Consider the reverse: if risk-off sentiment returns, Robinhood will drop faster than the rest because its user base is the first to liquidate. But Circle, whose revenue is backed by Treasuries, could actually become a safe haven. When the next systemic risk event hits—whether it's a US debt default or a stablecoin depeg—the market will flock to the most regulated, transparent issuer. Circle's USDC will be the equivalent of money market funds in 2008.
Furthermore, the contrarian view is that the stablecoin market has already peaked. Many analysts argue that with the rise of tokenized Treasuries (like Ondo Finance) and central bank digital currencies (CBDCs), USDC will be disintermediated.
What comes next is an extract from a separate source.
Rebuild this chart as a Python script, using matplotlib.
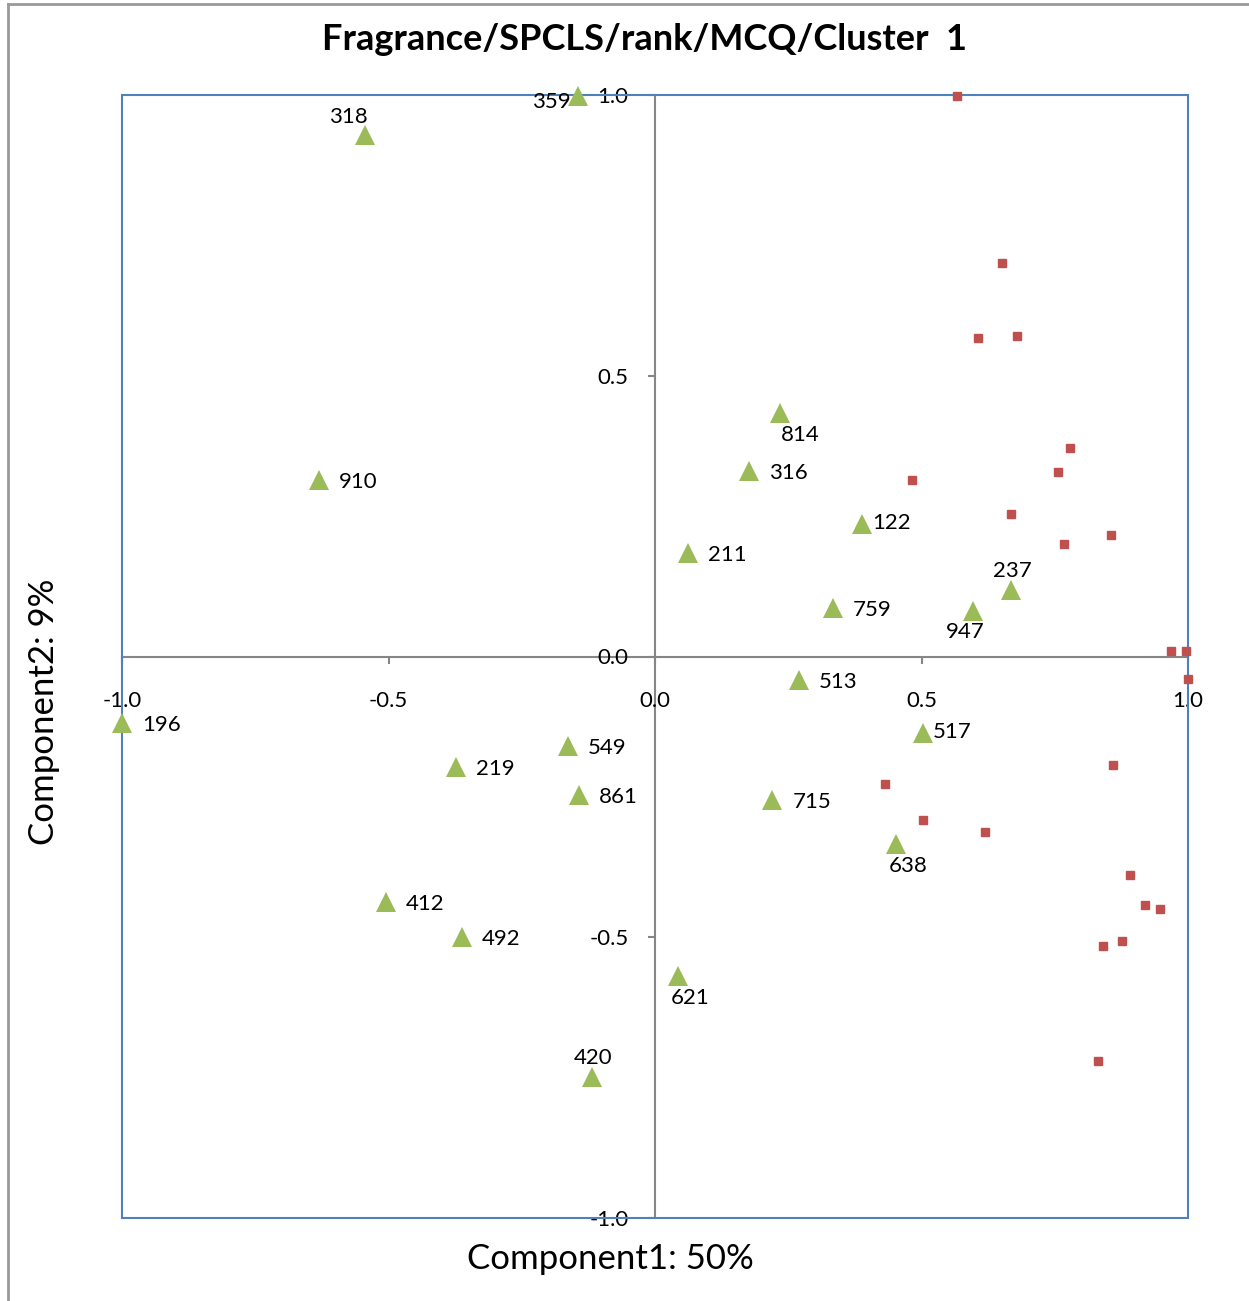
"""
loading plot, component 1 vs component 2
"""

import matplotlib.pyplot as plt
from matplotlib.lines import Line2D
from matplotlib.patches import Rectangle

plt.rcParams["font.family"] = ["Lato", "DejaVu Sans"]

# products (green triangles)
prod_names = ["318", "359", "910", "814", "316", "122", "211", "759", "947", "237",
              "513", "196", "517", "549", "219", "861", "715", "638", "412", "492",
              "621", "420"]
prod_x = [-0.544, -0.144, -0.630, 0.235, 0.176, 0.388, 0.062, 0.334, 0.597, 0.668,
          0.270, -1.000, 0.503, -0.163, -0.373, -0.143, 0.220, 0.452, -0.505, -0.362,
          0.043, -0.118]
prod_y = [0.929, 0.998, 0.314, 0.434, 0.330, 0.236, 0.184, 0.086, 0.081, 0.118,
          -0.042, -0.118, -0.136, -0.159, -0.197, -0.247, -0.256, -0.334, -0.437, -0.500,
          -0.569, -0.749]
# where each label sits relative to its marker
label_pos = ["aboveleft", "left", "right", "belowright", "right", "rightclose", "right", "right",
             "belowleft", "above", "right", "right", "rightclose", "right", "right", "right",
             "right", "below", "right", "right", "below", "above"]

# attributes (red squares)
attr_x = [0.567, 0.651, 0.606, 0.679, 0.779, 0.756, 0.482, 0.668, 0.856, 0.767,
          0.968, 0.996, 1.000, 0.859, 0.432, 0.503, 0.619, 0.891, 0.919, 0.947,
          0.876, 0.841, 0.831]
attr_y = [0.998, 0.701, 0.567, 0.571, 0.371, 0.329, 0.314, 0.254, 0.216, 0.200,
          0.010, 0.010, -0.040, -0.193, -0.227, -0.291, -0.313, -0.389, -0.443, -0.450,
          -0.507, -0.516, -0.720]

ticks = [-1.0, -0.5, 0.0, 0.5, 1.0]

offsets = {
    "right": ((20, -2), "left", "center"),
    "rightclose": ((10, 1), "left", "center"),
    "left": ((-8, -6), "right", "center"),
    "above": ((1, 19), "center", "center"),
    "aboveleft": ((-17, 18), "center", "center"),
    "below": ((12, -22), "center", "center"),
    "belowright": ((20, -22), "center", "center"),
    "belowleft": ((-8, -21), "center", "center"),
}

fig = plt.figure(figsize=(12.49, 13.01), dpi=100)
ax = fig.add_axes([122 / 1249, 1 - 1218 / 1301, 1066 / 1249, 1123 / 1301])

ax.set_xlim(-1, 1)
ax.set_ylim(-1, 1)

for side in ["top", "right"]:
    ax.spines[side].set_visible(False)
for side in ["left", "bottom"]:
    ax.spines[side].set_position("zero")
    ax.spines[side].set_color("#868686")
    ax.spines[side].set_linewidth(1.5)
    ax.spines[side].set_zorder(1)

ax.set_xticks(ticks)
ax.set_yticks(ticks)
ax.set_xticklabels([f"{t:.1f}" for t in ticks])
ax.set_yticklabels([f"{t:.1f}" for t in ticks])
ax.tick_params(axis="x", direction="out", length=5, width=1.5, color="#868686",
               pad=20, labelsize=16)
ax.tick_params(axis="y", direction="out", length=5, width=1.5, color="#868686",
               pad=14, labelsize=16)

# blue plot frame
ax.add_patch(Rectangle((0, 0), 1, 1, transform=ax.transAxes, fill=False,
                       edgecolor="#4f81bd", linewidth=1.5, clip_on=False, zorder=2))

ax.plot(attr_x, attr_y, "s", color="#c0504d", markersize=6, clip_on=False, zorder=3)
ax.plot(prod_x, prod_y, "^", color="#9bbb59", markersize=14, markeredgewidth=0,
        clip_on=False, zorder=4)

for name, x, y, pos in zip(prod_names, prod_x, prod_y, label_pos):
    off, ha, va = offsets[pos]
    ax.annotate(name, (x, y), xytext=off, textcoords="offset pixels",
                ha=ha, va=va, fontsize=16, zorder=5)

fig.text(0.516, 1 - 40 / 1301, "Fragrance/SPCLS/rank/MCQ/Cluster  1",
         ha="center", va="center", fontsize=26, fontweight="bold")
fig.text(610 / 1249, 1 - 1259 / 1301, "Component1: 50%", ha="center", va="center",
         fontsize=25)
fig.text(44 / 1249, 1 - 712 / 1301, "Component2: 9%", ha="center", va="center",
         fontsize=25, rotation=90)

# outer chart border (top and left only visible)
fig.add_artist(Line2D([8 / 1249, 8 / 1249], [0, 1 - 4 / 1301], color="#999999",
                      linewidth=2, transform=fig.transFigure))
fig.add_artist(Line2D([8 / 1249, 1], [1 - 4 / 1301, 1 - 4 / 1301], color="#999999",
                      linewidth=2, transform=fig.transFigure))

fig.savefig("out.png", dpi=100)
I disagree. Based on my analysis of cross-border payment flows for my research role in Tel Aviv, I see that existing infrastructure like SWIFT is too slow for the new economy. A stablecoin that can settle in seconds on a public blockchain, while still being compliant with KYC/AML, is the perfect hybrid. CBDCs will be too controlled; tokenized Treasuries are not a medium of exchange. USDC sits at the intersection of liquidity, speed, and compliance.
The Historical Echo: 2017 vs. 2024
I started in this space in 2017, scraping ICO whitepapers at age 17. I saw then that token economics were structurally designed to sell off to retail. The prevailing narrative was 'decentralization,' but the reality was founder enrichment. Today, the narrative is 'institutional adoption,' but the reality is that most 'institutional' products are just wrappers for the same old speculation (e.g., ETFs). Ark's move to buy Circle is the first genuine signal I've seen that a major fund is treating crypto as a utility infrastructure, not another bet on speculation.
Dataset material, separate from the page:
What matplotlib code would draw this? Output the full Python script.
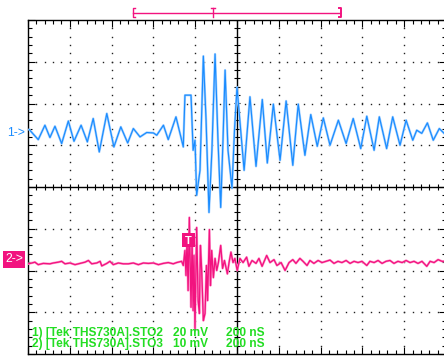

In the 2020 DeFi summer, I coded a yield arbitrage bot that earned 300% APY for weeks before the rug-pull risks materialized. That taught me that high yields are just risk wearing a disguise. Circle's business is the opposite: low yield, low risk, high volume. It's the boring back-office of the financial revolution. And boring is exactly what institutional capital wants.
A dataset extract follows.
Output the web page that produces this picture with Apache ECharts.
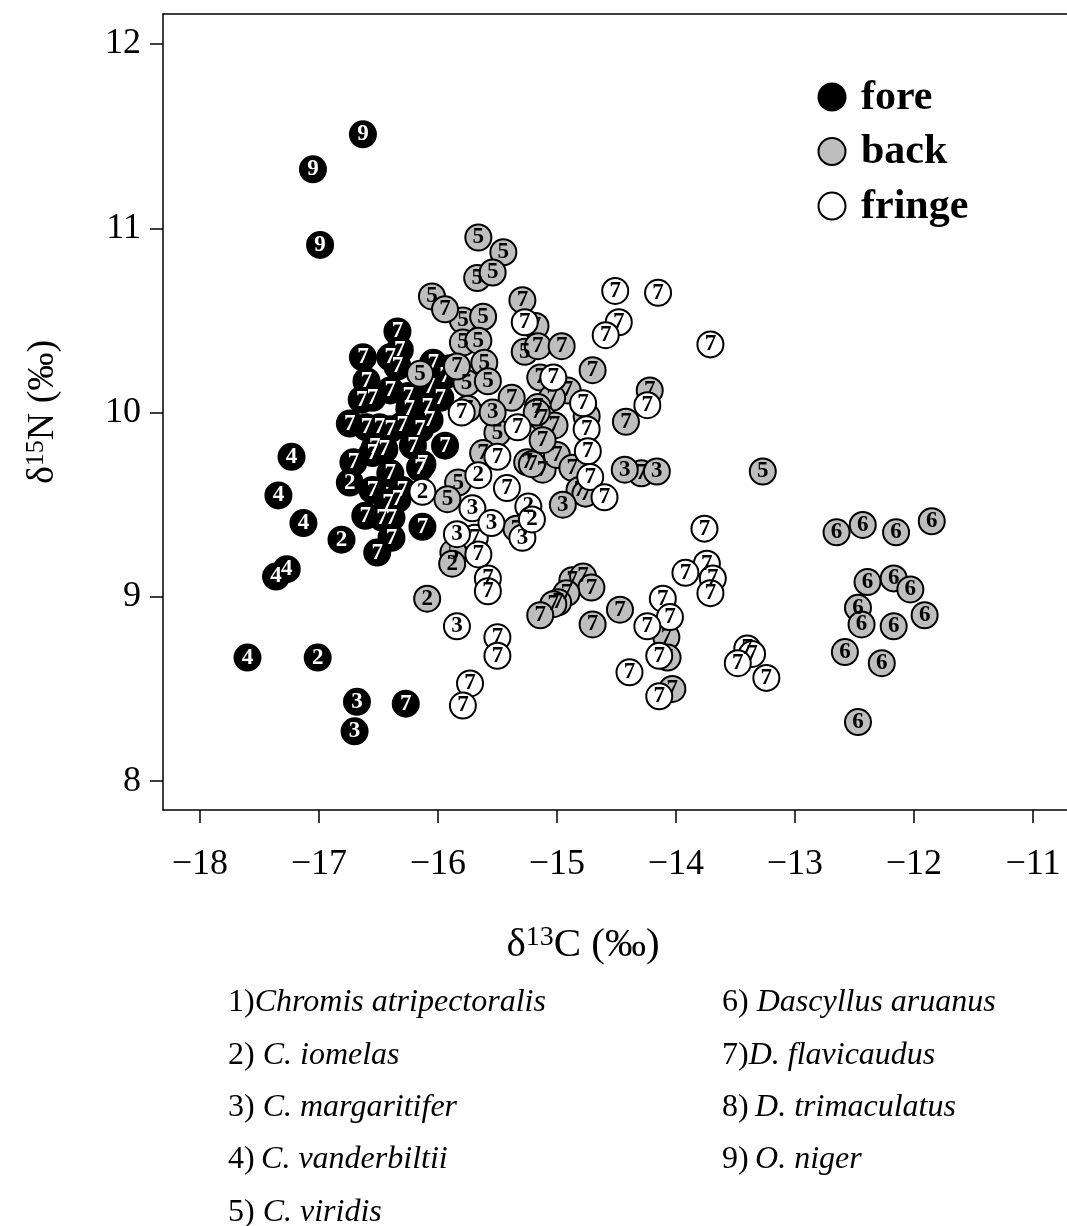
<!DOCTYPE html>
<html>
<head>
<meta charset="utf-8">
<script src="https://cdn.jsdelivr.net/npm/echarts@6/dist/echarts.min.js"></script>
<style>
  html, body { margin: 0; padding: 0; background: #fff; }
  #chart { width: 1067px; height: 1226px; }
</style>
</head>
<body>
<div id="chart"></div>
<script>
// Stable isotope values per reef zone: [δ13C, δ15N, species number]
const forePoints = [
  [-16.63, 11.51, 9], [-17.05, 11.32, 9], [-16.99, 10.91, 9],
  [-17.23, 9.76, 4], [-17.34, 9.55, 4], [-17.13, 9.40, 4], [-17.36, 9.11, 4], [-17.27, 9.15, 4], [-17.60, 8.67, 4],
  [-16.81, 9.31, 2], [-17.01, 8.67, 2], [-16.74, 9.62, 2],
  [-16.68, 8.43, 3], [-16.70, 8.27, 3],
  [-16.27, 8.42, 7],
  [-16.34, 10.44, 7], [-16.32, 10.34, 7], [-16.63, 10.30, 7], [-16.40, 10.30, 7], [-16.34, 10.25, 7],
  [-16.04, 10.27, 7], [-15.94, 10.20, 7], [-15.90, 10.24, 7], [-16.60, 10.17, 7], [-16.64, 10.07, 7],
  [-16.55, 10.08, 7], [-16.40, 10.12, 7], [-16.25, 10.09, 7], [-16.07, 10.14, 7], [-15.98, 10.08, 7],
  [-16.74, 9.94, 7], [-16.60, 9.92, 7], [-16.49, 9.92, 7], [-16.40, 9.91, 7], [-16.30, 9.93, 7],
  [-16.24, 10.02, 7], [-16.15, 9.91, 7], [-16.07, 9.96, 7], [-16.09, 10.03, 7], [-15.94, 9.82, 7],
  [-16.53, 9.81, 7], [-16.21, 9.82, 7], [-16.71, 9.73, 7], [-16.55, 9.78, 7], [-16.45, 9.80, 7],
  [-16.13, 9.72, 7], [-16.15, 9.70, 7], [-16.40, 9.67, 7], [-16.55, 9.58, 7], [-16.30, 9.58, 7],
  [-16.42, 9.51, 7], [-16.34, 9.53, 7], [-16.61, 9.44, 7], [-16.47, 9.43, 7], [-16.39, 9.43, 7],
  [-16.13, 9.38, 7], [-16.39, 9.32, 7], [-16.51, 9.24, 7]
];

const backPoints = [
  [-15.66, 10.95, 5], [-15.45, 10.87, 5], [-15.67, 10.73, 5], [-15.54, 10.76, 5], [-16.05, 10.63, 5],
  [-15.79, 10.50, 5], [-15.62, 10.52, 5], [-15.79, 10.38, 5], [-15.66, 10.39, 5], [-15.61, 10.27, 5],
  [-16.15, 10.21, 5], [-15.76, 10.16, 5], [-15.58, 10.17, 5], [-15.50, 9.89, 5], [-15.27, 10.33, 5],
  [-15.83, 9.62, 5], [-15.92, 9.53, 5], [-15.87, 9.24, 5], [-13.27, 9.68, 5],
  [-15.94, 10.56, 7], [-15.84, 10.25, 7], [-15.75, 10.02, 7], [-15.38, 10.08, 7], [-15.29, 10.61, 7],
  [-15.18, 10.47, 7], [-15.16, 10.36, 7], [-14.96, 10.36, 7], [-14.70, 10.23, 7], [-15.14, 10.19, 7],
  [-14.91, 10.12, 7], [-15.04, 10.08, 7], [-15.16, 10.03, 7], [-15.12, 9.97, 7], [-15.02, 9.93, 7],
  [-14.75, 9.98, 7], [-14.42, 9.95, 7], [-14.22, 10.12, 7], [-15.62, 9.78, 7], [-15.25, 9.73, 7],
  [-15.12, 9.69, 7], [-15.00, 9.77, 7], [-15.21, 9.72, 7], [-14.87, 9.70, 7], [-14.81, 9.58, 7],
  [-14.76, 9.56, 7], [-14.29, 9.67, 7], [-15.34, 9.37, 7], [-15.17, 10.00, 7], [-15.12, 9.85, 7],
  [-14.87, 9.09, 7], [-14.78, 9.11, 7], [-14.71, 9.05, 7], [-14.92, 9.02, 7], [-14.99, 8.97, 7],
  [-15.03, 8.96, 7], [-15.14, 8.90, 7], [-14.47, 8.93, 7], [-14.70, 8.85, 7], [-14.08, 8.78, 7],
  [-14.07, 8.67, 7], [-14.03, 8.50, 7],
  [-15.54, 10.00, 3], [-14.95, 9.50, 3], [-14.43, 9.69, 3], [-14.16, 9.68, 3],
  [-15.88, 9.18, 2], [-16.09, 8.99, 2],
  [-12.65, 9.35, 6], [-12.43, 9.39, 6], [-12.15, 9.35, 6], [-11.85, 9.41, 6], [-12.39, 9.08, 6],
  [-12.17, 9.10, 6], [-12.03, 9.04, 6], [-12.47, 8.94, 6], [-12.44, 8.85, 6], [-12.17, 8.84, 6],
  [-11.91, 8.90, 6], [-12.58, 8.70, 6], [-12.27, 8.64, 6], [-12.47, 8.32, 6]
];

const fringePoints = [
  [-14.51, 10.66, 7], [-14.15, 10.65, 7], [-14.48, 10.49, 7], [-14.59, 10.42, 7], [-13.71, 10.37, 7],
  [-15.27, 10.49, 7], [-14.24, 10.04, 7], [-15.03, 10.19, 7], [-14.78, 10.05, 7], [-14.75, 9.91, 7],
  [-14.74, 9.79, 7], [-14.72, 9.65, 7], [-14.60, 9.54, 7], [-15.33, 9.92, 7], [-15.50, 9.76, 7],
  [-15.42, 9.59, 7], [-15.80, 10.00, 7], [-15.69, 9.32, 7], [-15.66, 9.23, 7], [-15.58, 9.10, 7],
  [-15.58, 9.03, 7], [-15.50, 8.78, 7], [-15.50, 8.68, 7], [-15.73, 8.53, 7], [-15.79, 8.41, 7],
  [-13.76, 9.37, 7], [-13.74, 9.18, 7], [-13.92, 9.13, 7], [-13.69, 9.10, 7], [-13.71, 9.02, 7],
  [-14.11, 8.99, 7], [-14.05, 8.89, 7], [-14.24, 8.84, 7], [-14.14, 8.68, 7], [-14.39, 8.59, 7],
  [-14.14, 8.46, 7], [-13.40, 8.72, 7], [-13.36, 8.69, 7], [-13.48, 8.64, 7], [-13.24, 8.56, 7],
  [-15.71, 9.48, 3], [-15.55, 9.40, 3], [-15.84, 9.34, 3], [-15.29, 9.32, 3], [-15.84, 8.84, 3],
  [-16.13, 9.57, 2], [-15.66, 9.66, 2], [-15.24, 9.49, 2], [-15.21, 9.42, 2]
];

const xTicks = [-18, -17, -16, -15, -14, -13, -12, -11];
const yTicks = [8, 9, 10, 11, 12];

const zoneNames = ['fore', 'back', 'fringe'];
const zoneFill = ['#000000', '#bebebe', '#ffffff'];
const zoneText = ['#ffffff', '#000000', '#000000'];

const speciesLeft = [
  ['1)', 'Chromis atripectoralis'],
  ['2)', ' C. iomelas'],
  ['3)', ' C. margaritifer'],
  ['4)', '\u2009C. vanderbiltii'],
  ['5)', ' C. viridis']
];
const speciesRight = [
  ['6)', ' Dascyllus aruanus'],
  ['7)', 'D. flavicaudus'],
  ['8)', '\u2009D. trimaculatus'],
  ['9)', '\u2009O. niger']
];

const SERIF = '"Liberation Serif", "DejaVu Serif", serif';
const LINE = { color: '#000', width: 1.5 };

const chart = echarts.init(document.getElementById('chart'), null, { renderer: 'canvas' });

function zoneSeries(name, data, idx) {
  return {
    name: name,
    type: 'scatter',
    z: 2 + idx,
    data: data,
    encode: { x: 0, y: 1 },
    symbol: 'circle',
    symbolSize: 26,
    itemStyle: { color: zoneFill[idx], borderColor: '#000', borderWidth: 2, opacity: 1 },
    label: {
      show: true,
      position: 'inside',
      formatter: p => '{d|' + p.value[2] + '}',
      overflow: 'none',
      rich: {
        d: {
          color: zoneText[idx],
          fontFamily: SERIF,
          fontWeight: 'bold',
          fontSize: 23,
          lineHeight: 24
        }
      }
    },
    labelLayout: { hideOverlap: false },
    emphasis: { disabled: true },
    animation: false
  };
}

const graphics = [];
// legend of reef zones
zoneNames.forEach((n, i) => {
  const cy = 97 + i * 54.5;
  graphics.push({
    type: 'circle', shape: { cx: 832, cy: cy, r: 13.5 },
    style: { fill: zoneFill[i], stroke: '#000', lineWidth: 2 }
  });
  graphics.push({
    type: 'text', x: 861, y: cy + 1,
    style: { text: n, fontFamily: SERIF, fontWeight: 'bold', fontSize: 42, fill: '#000', verticalAlign: 'middle' }
  });
});
// species key
const rich = {
  n: { fontFamily: SERIF, fontSize: 32, fill: '#000', color: '#000' },
  i: { fontFamily: SERIF, fontSize: 32, fontStyle: 'italic', fill: '#000', color: '#000' }
};
speciesLeft.forEach((s, k) => {
  graphics.push({
    type: 'text', x: 228, y: 1003 + k * 52.3,
    style: { text: '{n|' + s[0] + '}{i|' + s[1] + '}', rich: rich, verticalAlign: 'middle' }
  });
});
speciesRight.forEach((s, k) => {
  graphics.push({
    type: 'text', x: 722, y: 1003 + k * 52.3,
    style: { text: '{n|' + s[0] + '}{i|' + s[1] + '}', rich: rich, verticalAlign: 'middle' }
  });
});

const option = {
  backgroundColor: '#fff',
  animation: false,
  grid: {
    left: 163, top: 14, width: 908, height: 796,
    outerBoundsMode: 'none', containLabel: false,
    show: false
  },
  xAxis: [{
    type: 'value', min: -18.31, max: -10.68, position: 'bottom',
    axisLine: { show: true, onZero: false, lineStyle: LINE },
    splitLine: { show: false },
    axisTick: { show: true, inside: false, length: 13, lineStyle: LINE, customValues: xTicks },
    axisLabel: { customValues: xTicks, fontFamily: SERIF, fontSize: 36, color: '#000', margin: 37, formatter: v => String(v).replace('-', '\u2212') },
    name: '{m|δ}{s|13}{m|C (‰)}',
    nameLocation: 'middle',
    nameGap: 114,
    nameTextStyle: {
      padding: [0, 68, 0, 0],
      rich: {
        m: { fontFamily: SERIF, fontSize: 41, color: '#000' },
        s: { fontFamily: SERIF, fontSize: 28, color: '#000', verticalAlign: 'top', padding: [0, 0, 15, 0] }
      }
    }
  }, {
    // top edge of the plot frame
    type: 'value', min: -18.31, max: -10.68, position: 'top',
    axisLine: { show: true, onZero: false, lineStyle: LINE },
    axisTick: { show: false }, axisLabel: { show: false }, splitLine: { show: false }
  }],
  yAxis: {
    type: 'value', min: 7.843, max: 12.163,
    axisLine: { show: true, onZero: false, lineStyle: LINE },
    splitLine: { show: false },
    axisTick: { show: true, inside: false, length: 13, lineStyle: LINE, customValues: yTicks },
    axisLabel: { customValues: yTicks, fontFamily: SERIF, fontSize: 36, color: '#000', margin: 22, formatter: v => String(v) },
    name: '{m|δ}{s|15}{m|N (‰)}',
    nameLocation: 'middle',
    nameRotate: 90,
    nameGap: 100,
    nameTextStyle: {
      rich: {
        m: { fontFamily: SERIF, fontSize: 38, color: '#000' },
        s: { fontFamily: SERIF, fontSize: 26, color: '#000', verticalAlign: 'top', padding: [0, 0, 14, 0] }
      }
    }
  },
  series: [
    zoneSeries('fore', forePoints, 0),
    zoneSeries('back', backPoints, 1),
    zoneSeries('fringe', fringePoints, 2)
  ],
  graphic: graphics
};

chart.setOption(option);
</script>
</body>
</html>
Takeaway: Position for the Infrastructure, Not the Casino
The next leg of the bull cycle will not be driven by memecoin mania or NFT floor prices. It will be driven by the activation of real-world payment flows on blockchain rails. Ark is positioning for a world where USDC becomes the default settlement currency for online commerce, remittances, and B2B payments. If that thesis holds, Circle's intrinsic value could rival that of major payment processors like PayPal or even Visa.
The roadmap for investors is clear: watch for the passage of the US stablecoin regulation (the Lummis-Gillibrand bill or similar). If it passes, Circle's IPO will be the biggest event in crypto since Coinbase direct listing. Block's Cash App will be the distribution channel. And Robinhood will be forced to pivot or be acquired.
Volatility is the tax on certainty. Right now, the market is certain about Bitcoin ETFs but uncertain about stablecoin regulation. That uncertainty is the divergence. Ark is buying into the certainty of the regulatory outcome, while others are still chasing the hype. I'll take the boring infrastructure bet any day.
Innovation often precedes regulation by a decade. We are now entering the decade where regulation catches up. And when it does, the companies that spent the last ten years building compliant, transparent infrastructure will be the ones that reap the rewards. Ark's filing just confirmed they know exactly which companies those are.